Deployment comparison: cloud posture and operational implications
Deployment model affects both cost and governance. Odoo can offer more flexibility depending on edition, hosting strategy, and partner model. That flexibility may appeal to manufacturers with specific infrastructure preferences or internal technical capability. However, more deployment choice can also mean more responsibility for performance management, security oversight, and upgrade planning.
NetSuite is generally positioned as a cloud-first platform with a more standardized deployment model. For many CFOs, this simplifies infrastructure decisions and reduces ambiguity around environment management. The tradeoff is less deployment flexibility and a stronger dependence on the vendor and partner ecosystem for change management. The financial question is whether standardized cloud operations justify the higher recurring cost.
Strengths and weaknesses
Odoo strengths
- Lower software entry cost in many scenarios
- Modular architecture supports phased adoption
- Strong flexibility for process adaptation
- Attractive for manufacturers that want to avoid overbuying early
Odoo weaknesses
- Total cost can rise if customization expands
- Outcome quality depends heavily on implementation partner capability
- Governance discipline is required to maintain upgradeability and consistency
- Complex multi-entity or global requirements may require more design effort
NetSuite strengths
- Strong fit for standardized cloud ERP operations
- Often better aligned to multi-entity finance and consolidated reporting
- Broad partner ecosystem and established enterprise adoption
- Useful for manufacturers seeking stronger governance and process consistency
NetSuite weaknesses
- Higher subscription and implementation cost
- Module expansion can materially increase annual spend
- Less attractive for organizations that need extensive process flexibility on a limited budget
- May be more system than necessary for smaller or less complex manufacturers
Executive decision guidance for manufacturing CFOs
Choose Odoo for deeper evaluation if your manufacturing business is cost-sensitive, operationally flexible, and willing to invest in internal ownership of process design. It is often a strong candidate when the company wants to phase capabilities over time, avoid a large initial software commitment, and tailor workflows to the business. The financial caution is to control customization and partner scope tightly.
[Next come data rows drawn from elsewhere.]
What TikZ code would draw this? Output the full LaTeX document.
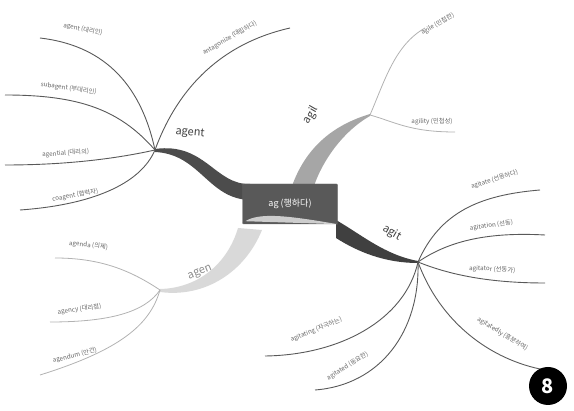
\documentclass[tikz,border=0pt]{standalone}
\usepackage{fontspec}
\setmainfont{Noto Sans CJK KR}
\usetikzlibrary{positioning}
\begin{document}
\begin{tikzpicture}[x=1pt,y=-1pt,
  leaf/.style={font=\fontsize{6.3}{7}\selectfont,text=black!60,inner sep=1pt,anchor=south},
  twig/.style={line width=0.9pt,draw=black!65},
  paletwig/.style={line width=0.8pt,draw=black!30},
  branchlabel/.style={font=\fontsize{11}{12}\selectfont,text=black!75,inner sep=0pt}]
\useasboundingbox (0,0) rectangle (574,411);

% hubs
\coordinate (hagent) at (155,150);
\coordinate (hagil) at (370,115);
\coordinate (hagit) at (418,262);
\coordinate (hagen) at (160,290);

% thick branches
\fill[black!70] (155,149) .. controls (205,142) and (215,185) .. (250,184)
  -- (250,200) .. controls (208,199) and (200,154) .. (155,152) -- cycle;
\fill[black!35] (292,186) .. controls (305,150) and (330,126) .. (370,114)
  -- (370,116) .. controls (342,132) and (322,162) .. (314,186) -- cycle;
\fill[black!75] (336,220) .. controls (362,235) and (385,255) .. (418,261)
  -- (418,263) .. controls (385,263) and (358,252) .. (336,238) -- cycle;
\fill[black!15] (238,228) .. controls (228,262) and (200,288) .. (160,289)
  -- (160,292) .. controls (205,298) and (245,272) .. (262,230) -- cycle;

% centre
\node[draw=black!60,fill=black!65,rounded corners=1pt,minimum width=95pt,minimum height=40pt,
  font=\fontsize{9}{10}\selectfont,text=white] (root) at (290,204) {ag (행하다)};
\fill[white,opacity=0.7] (root.south west) ++(3,-3) .. controls (260,212) and (290,216) .. (root.south east) -- cycle;

\node[branchlabel,rotate=-5] (lagent) at (190,133) {agent};
\node[branchlabel,rotate=60] (lagil) at (311,115) {agil};
\node[branchlabel,rotate=-30] (lagit) at (392,233) {agit};
\node[branchlabel,rotate=22,text=black!45] (lagen) at (200,273) {agen};

% agent leaves
\coordinate (e1) at (40,38);
\coordinate (e2) at (5,95);
\coordinate (e3) at (5,165);
\coordinate (e4) at (20,210);
\coordinate (e5) at (290,28);
\draw[twig] (hagent) .. controls (140,80) and (100,45) .. (e1);
\draw[twig] (hagent) .. controls (120,110) and (80,95) .. (e2);
\draw[twig] (hagent) .. controls (110,160) and (60,165) .. (e3);
\draw[twig] (hagent) .. controls (140,185) and (90,205) .. (e4);
\draw[twig] (hagent) .. controls (175,95) and (215,45) .. (e5);
\node[leaf,rotate=-12] (agent) at (82,34) {agent (대리인)};
\node[leaf,rotate=-8] (subagent) at (68,93) {subagent (부대리인)};
\node[leaf,rotate=4] (agential) at (66,158) {agential (대리의)};
\node[leaf,rotate=10] (coagent) at (76,200) {coagent (협력자)};
\node[leaf,rotate=30] (antagonize) at (232,42) {antagonize (대립하다)};

% agil leaves
\coordinate (g1) at (425,28);
\coordinate (g2) at (455,132);
\draw[paletwig] (hagil) .. controls (385,80) and (395,45) .. (g1);
\draw[paletwig] (hagil) .. controls (395,122) and (410,132) .. (g2);
\node[leaf,rotate=30] (agile) at (440,28) {agile (민첩한)};
\node[leaf] (agility) at (432,126) {agility (민첩성)};

% agit leaves
\coordinate (t1) at (540,190);
\coordinate (t2) at (545,235);
\coordinate (t3) at (545,283);
\coordinate (t4) at (545,370);
\coordinate (t5) at (265,356);
\coordinate (t6) at (315,390);
\draw[twig] (hagit) .. controls (440,212) and (480,195) .. (t1);
\draw[twig] (hagit) .. controls (450,240) and (490,232) .. (t2);
\draw[twig] (hagit) .. controls (450,275) and (490,283) .. (t3);
\draw[twig] (hagit) .. controls (440,322) and (490,360) .. (t4);
\draw[twig] (hagit) .. controls (405,320) and (340,355) .. (t5);
\draw[twig] (hagit) .. controls (420,332) and (380,385) .. (t6);
\node[leaf,rotate=18] (agitate) at (496,184) {agitate (선동하다)};
\node[leaf,rotate=8] (agitation) at (492,230) {agitation (선동)};
\node[leaf,rotate=-3] (agitator) at (492,274) {agitator (선동가)};
\node[leaf,rotate=-32] (agitatedly) at (500,338) {agitatedly (흥분하여)};
\node[leaf,rotate=22] (agitating) at (318,334) {agitating (자극하는)};
\node[leaf,rotate=32] (agitated) at (350,370) {agitated (동요한)};

% agen leaves
\coordinate (n1) at (55,258);
\coordinate (n2) at (50,322);
\coordinate (n3) at (40,375);
\draw[paletwig] (hagen) .. controls (130,270) and (100,258) .. (n1);
\draw[paletwig] (hagen) .. controls (145,312) and (110,322) .. (n2);
\draw[paletwig] (hagen) .. controls (150,325) and (120,350) .. (n3);
\node[leaf,rotate=-6] (agenda) at (88,250) {agenda (의제)};
\node[leaf,rotate=8] (agency) at (80,314) {agency (대리점)};
\node[leaf,rotate=14] (agendum) at (76,360) {agendum (안건)};

% badge
\node[circle,fill=black,minimum size=38pt,inner sep=0pt,text=white,
  font=\fontsize{20}{22}\bfseries\selectfont] (badge) at (548,386) {8};
\end{tikzpicture}
\end{document}
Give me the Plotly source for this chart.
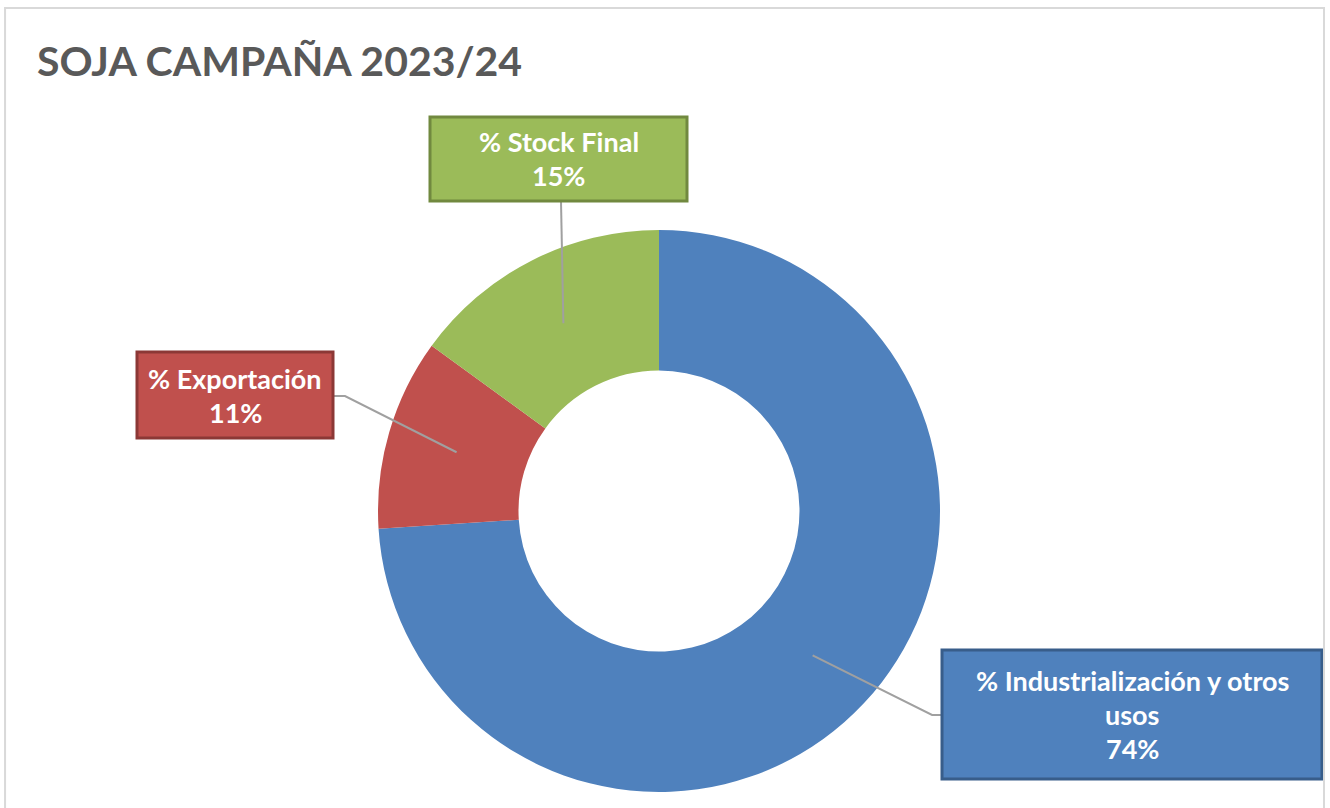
import math
import plotly.graph_objects as go

W, H = 1330, 808

# data
labels = ['% Industrialización y otros usos', '% Exportación', '% Stock Final']
values = [74, 11, 15]
colors = ['#4F81BD', '#C0504D', '#9BBB59']
border_colors = ['#385D8A', '#8C3836', '#71893F']
label_lines = [['% Industrialización y otros', 'usos', '74%'],
               ['% Exportación', '11%'],
               ['% Stock Final', '15%']]

# label boxes in px: x0, y0, x1, y1
boxes = [(942, 650, 1322, 779), (137, 352, 333, 438), (430, 117, 687, 201)]
# leader line path after the slice point (px)
leader_tail = [[(932, 715), (942, 715)],
               [(345, 396), (333, 396)],
               [(561, 201)]]

CX, CY, R = 659, 511, 281
FONT = 'Lato'


def px(x, y):
    return x / W, 1 - y / H


fig = go.Figure(go.Pie(
    labels=labels,
    values=values,
    hole=0.5,
    sort=False,
    direction='clockwise',
    rotation=0,
    marker=dict(colors=colors, line=dict(width=0)),
    textinfo='none',
    hoverinfo='label+percent',
    domain=dict(x=[(CX - R) / W, (CX + R) / W], y=[1 - (CY + R) / H, 1 - (CY - R) / H]),
    showlegend=False,
))

shapes = []
annotations = []
total = sum(values)
cum = 0
for i, v in enumerate(values):
    # leader line starts in the middle of the ring, at the slice's mid angle
    mid = (cum + v / 2) / total * 2 * math.pi
    cum += v
    r = 0.75 * R
    start = (CX + r * math.sin(mid), CY - r * math.cos(mid))
    pts = [start] + leader_tail[i]
    path = 'M ' + ' L '.join('%.4f,%.4f' % px(*p) for p in pts)
    shapes.append(dict(type='path', xref='paper', yref='paper', path=path,
                       line=dict(color='#A0A0A0', width=2), layer='above'))

    x0, y0, x1, y1 = boxes[i]
    ax0, ay0 = px(x0, y0)
    ax1, ay1 = px(x1, y1)
    shapes.append(dict(type='rect', xref='paper', yref='paper',
                       x0=ax0, y0=ay1, x1=ax1, y1=ay0,
                       fillcolor=colors[i], line=dict(color=border_colors[i], width=3),
                       layer='above'))
    n = len(label_lines[i])
    step = 34
    yc = (y0 + y1) / 2
    for j, txt in enumerate(label_lines[i]):
        ty = yc + (j - (n - 1) / 2) * step
        tx, tyy = px((x0 + x1) / 2, ty)
        annotations.append(dict(text=txt, x=tx, y=tyy, xref='paper', yref='paper',
                                showarrow=False, xanchor='center', yanchor='middle',
                                font=dict(family=FONT, size=27, color='white', weight='bold')))

# chart frame
fl, ft, fr = 5, 8, 1324
shapes.append(dict(type='path', xref='paper', yref='paper',
                   path='M %.4f,%.4f L %.4f,%.4f L %.4f,%.4f L %.4f,%.4f' % (
                       *px(fl, H + 20), *px(fl, ft), *px(fr, ft), *px(fr, H + 20)),
                   line=dict(color='#D9D9D9', width=2)))

fig.update_layout(
    width=W, height=H,
    margin=dict(l=0, r=0, t=0, b=0),
    paper_bgcolor='white',
    plot_bgcolor='white',
    title=dict(text='SOJA CAMPAÑA 2023/24', x=37 / W, xanchor='left',
               y=1 - 62 / H, yanchor='middle',
               font=dict(family=FONT, size=41, color='#595959', weight='bold')),
    shapes=shapes,
    annotations=annotations,
)

# page body has a default 8px margin, drop it so the figure fills the window
fig.write_html('out.html', config={'displayModeBar': False},
               post_script="document.body.style.margin='0';")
Choose NetSuite for deeper evaluation if your organization is growing in structural complexity, needs stronger multi-entity financial management, or wants a more standardized cloud ERP operating model. It is often the more defensible choice when governance, reporting consistency, and enterprise scale matter more than minimizing initial software cost. The financial caution is to model recurring subscription growth and module expansion early.
For most manufacturing CFOs, the best decision framework is not Odoo versus NetSuite in the abstract. It is which platform delivers the lowest risk-adjusted total cost of ownership for your operating model. That means comparing not only software fees, but also implementation assumptions, data migration effort, integration architecture, support model, and the cost of future change.
Final recommendation framework
- Build a 5-year TCO model including software, implementation, support, integrations, training, and upgrade-related costs.
- Score each platform against manufacturing process fit, not just finance requirements.
- Ask implementation partners to show how they handle BOMs, routings, costing, quality, and inventory controls in similar manufacturing environments.
- Limit customizations to those with measurable operational or financial value.
- Validate reporting, consolidation, and audit requirements before final vendor selection.
- Run reference checks with manufacturers of similar size, complexity, and growth profile.